Exercise requirements: Report how many lines in the listing below include the word "code". Write nothing besides the number.

Data:
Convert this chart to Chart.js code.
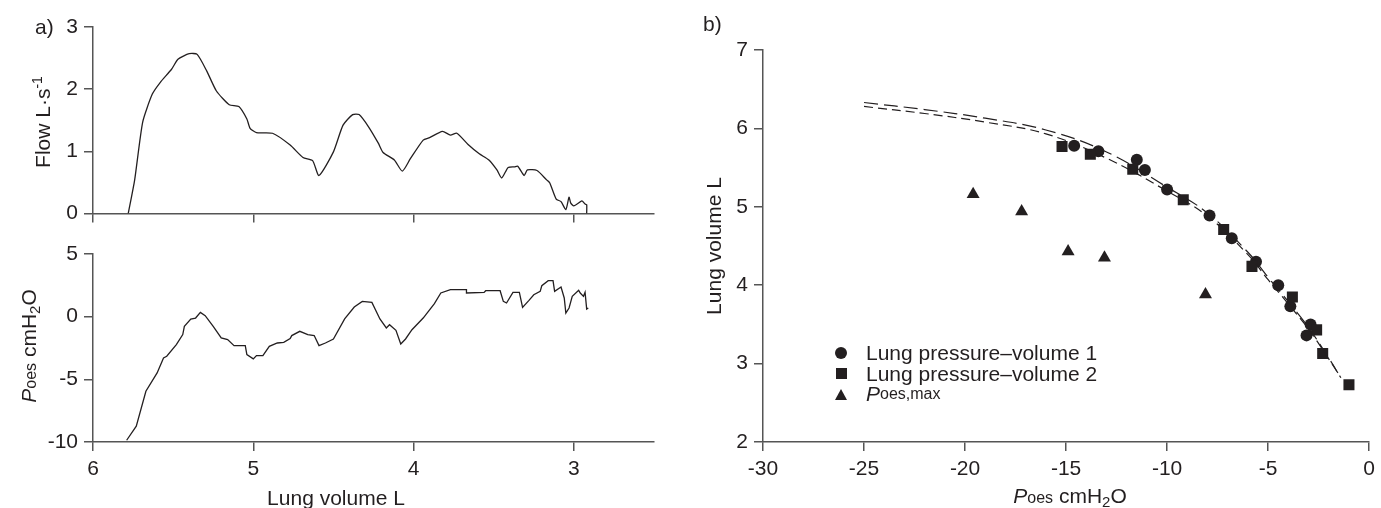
==
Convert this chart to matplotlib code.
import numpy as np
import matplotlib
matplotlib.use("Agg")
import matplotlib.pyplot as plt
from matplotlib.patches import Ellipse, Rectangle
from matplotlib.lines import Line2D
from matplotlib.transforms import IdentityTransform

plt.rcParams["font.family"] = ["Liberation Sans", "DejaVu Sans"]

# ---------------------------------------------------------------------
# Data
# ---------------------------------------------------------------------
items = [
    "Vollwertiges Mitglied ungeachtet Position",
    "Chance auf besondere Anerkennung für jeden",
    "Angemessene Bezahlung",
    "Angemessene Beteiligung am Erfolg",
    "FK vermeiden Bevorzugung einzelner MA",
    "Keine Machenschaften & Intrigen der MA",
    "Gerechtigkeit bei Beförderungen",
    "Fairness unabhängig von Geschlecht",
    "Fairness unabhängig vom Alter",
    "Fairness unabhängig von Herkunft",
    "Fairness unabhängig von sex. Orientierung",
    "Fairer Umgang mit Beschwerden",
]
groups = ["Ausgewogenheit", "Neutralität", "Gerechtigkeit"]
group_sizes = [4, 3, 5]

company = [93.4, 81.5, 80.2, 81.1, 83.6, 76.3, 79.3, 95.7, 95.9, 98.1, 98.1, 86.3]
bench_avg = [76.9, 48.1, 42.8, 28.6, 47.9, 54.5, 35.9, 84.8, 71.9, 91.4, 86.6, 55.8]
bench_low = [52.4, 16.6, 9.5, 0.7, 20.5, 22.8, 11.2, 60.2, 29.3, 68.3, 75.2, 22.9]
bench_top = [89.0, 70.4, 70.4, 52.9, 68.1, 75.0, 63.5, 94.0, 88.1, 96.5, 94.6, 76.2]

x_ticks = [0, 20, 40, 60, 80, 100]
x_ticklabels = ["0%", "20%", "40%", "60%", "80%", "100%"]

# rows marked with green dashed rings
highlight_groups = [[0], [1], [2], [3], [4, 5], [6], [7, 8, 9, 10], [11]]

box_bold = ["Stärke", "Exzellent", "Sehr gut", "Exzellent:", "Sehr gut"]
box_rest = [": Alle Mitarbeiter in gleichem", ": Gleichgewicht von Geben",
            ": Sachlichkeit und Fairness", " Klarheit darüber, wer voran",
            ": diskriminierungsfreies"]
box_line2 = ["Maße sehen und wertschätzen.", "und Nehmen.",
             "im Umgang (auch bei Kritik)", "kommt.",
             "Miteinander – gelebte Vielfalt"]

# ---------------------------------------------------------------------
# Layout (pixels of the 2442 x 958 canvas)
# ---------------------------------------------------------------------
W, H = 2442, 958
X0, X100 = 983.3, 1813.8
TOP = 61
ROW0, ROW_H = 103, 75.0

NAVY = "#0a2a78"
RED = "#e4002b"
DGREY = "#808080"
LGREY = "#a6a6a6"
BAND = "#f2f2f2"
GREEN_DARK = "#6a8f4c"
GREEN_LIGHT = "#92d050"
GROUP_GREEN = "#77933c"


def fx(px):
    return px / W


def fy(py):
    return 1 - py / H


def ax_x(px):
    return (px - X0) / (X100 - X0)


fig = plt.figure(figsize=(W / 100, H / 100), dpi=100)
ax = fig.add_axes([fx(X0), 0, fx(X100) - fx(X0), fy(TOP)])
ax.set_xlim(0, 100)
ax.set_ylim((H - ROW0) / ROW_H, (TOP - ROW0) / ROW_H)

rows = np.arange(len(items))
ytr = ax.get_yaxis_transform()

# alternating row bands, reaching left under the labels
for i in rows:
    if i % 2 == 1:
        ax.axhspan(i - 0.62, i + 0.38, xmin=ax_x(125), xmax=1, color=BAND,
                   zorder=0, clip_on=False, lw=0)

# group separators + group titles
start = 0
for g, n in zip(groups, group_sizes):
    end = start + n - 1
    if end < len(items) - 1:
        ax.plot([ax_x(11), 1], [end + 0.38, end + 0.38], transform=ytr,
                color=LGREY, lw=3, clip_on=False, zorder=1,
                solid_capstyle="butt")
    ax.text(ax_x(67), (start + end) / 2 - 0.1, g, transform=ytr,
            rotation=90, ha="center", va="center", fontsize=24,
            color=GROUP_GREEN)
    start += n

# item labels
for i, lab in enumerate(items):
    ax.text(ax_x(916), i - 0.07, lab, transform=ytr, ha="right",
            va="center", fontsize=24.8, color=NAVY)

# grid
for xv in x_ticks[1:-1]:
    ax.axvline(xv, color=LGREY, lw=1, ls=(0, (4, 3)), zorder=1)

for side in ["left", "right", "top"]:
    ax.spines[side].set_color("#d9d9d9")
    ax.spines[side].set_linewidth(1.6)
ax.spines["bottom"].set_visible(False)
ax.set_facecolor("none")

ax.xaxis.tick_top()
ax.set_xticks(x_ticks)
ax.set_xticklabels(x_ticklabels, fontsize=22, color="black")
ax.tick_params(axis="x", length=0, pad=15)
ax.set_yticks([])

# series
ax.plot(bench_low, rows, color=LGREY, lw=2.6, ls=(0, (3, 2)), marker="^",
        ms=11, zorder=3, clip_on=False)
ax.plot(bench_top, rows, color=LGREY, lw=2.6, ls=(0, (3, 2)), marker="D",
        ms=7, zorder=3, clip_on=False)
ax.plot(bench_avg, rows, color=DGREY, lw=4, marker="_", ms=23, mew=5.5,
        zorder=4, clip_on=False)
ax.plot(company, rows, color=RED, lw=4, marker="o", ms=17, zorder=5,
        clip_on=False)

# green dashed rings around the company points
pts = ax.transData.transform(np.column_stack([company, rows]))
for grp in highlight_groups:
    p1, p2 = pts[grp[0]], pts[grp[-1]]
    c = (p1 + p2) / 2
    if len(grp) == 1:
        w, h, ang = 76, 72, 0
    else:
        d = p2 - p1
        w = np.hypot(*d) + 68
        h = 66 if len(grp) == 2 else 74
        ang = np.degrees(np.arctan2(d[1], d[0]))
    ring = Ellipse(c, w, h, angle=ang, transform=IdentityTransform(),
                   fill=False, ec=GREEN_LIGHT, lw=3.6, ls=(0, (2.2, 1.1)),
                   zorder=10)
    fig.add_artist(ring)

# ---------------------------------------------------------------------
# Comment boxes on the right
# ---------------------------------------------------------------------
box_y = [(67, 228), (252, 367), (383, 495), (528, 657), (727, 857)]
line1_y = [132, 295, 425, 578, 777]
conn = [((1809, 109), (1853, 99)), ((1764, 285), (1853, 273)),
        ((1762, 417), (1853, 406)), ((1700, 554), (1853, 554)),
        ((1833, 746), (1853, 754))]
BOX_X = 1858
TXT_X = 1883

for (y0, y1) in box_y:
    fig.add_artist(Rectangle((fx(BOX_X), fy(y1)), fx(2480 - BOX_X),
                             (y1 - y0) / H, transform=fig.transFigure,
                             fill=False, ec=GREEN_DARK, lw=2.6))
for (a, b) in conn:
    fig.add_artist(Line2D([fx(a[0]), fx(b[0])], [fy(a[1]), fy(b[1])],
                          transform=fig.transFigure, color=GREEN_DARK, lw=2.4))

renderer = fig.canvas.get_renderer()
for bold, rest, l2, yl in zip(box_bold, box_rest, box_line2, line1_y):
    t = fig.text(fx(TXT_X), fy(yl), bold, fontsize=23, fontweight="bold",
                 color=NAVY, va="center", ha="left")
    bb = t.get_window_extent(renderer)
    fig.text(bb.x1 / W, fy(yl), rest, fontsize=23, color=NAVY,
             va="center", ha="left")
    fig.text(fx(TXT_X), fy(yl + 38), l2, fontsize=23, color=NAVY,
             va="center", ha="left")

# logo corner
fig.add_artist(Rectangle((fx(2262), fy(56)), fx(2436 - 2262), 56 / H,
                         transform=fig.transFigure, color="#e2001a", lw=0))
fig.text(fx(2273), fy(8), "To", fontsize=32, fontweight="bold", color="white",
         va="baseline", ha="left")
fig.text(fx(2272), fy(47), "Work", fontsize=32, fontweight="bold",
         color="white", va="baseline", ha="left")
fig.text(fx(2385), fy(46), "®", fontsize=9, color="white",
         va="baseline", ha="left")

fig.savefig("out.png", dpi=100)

Exercise result: 2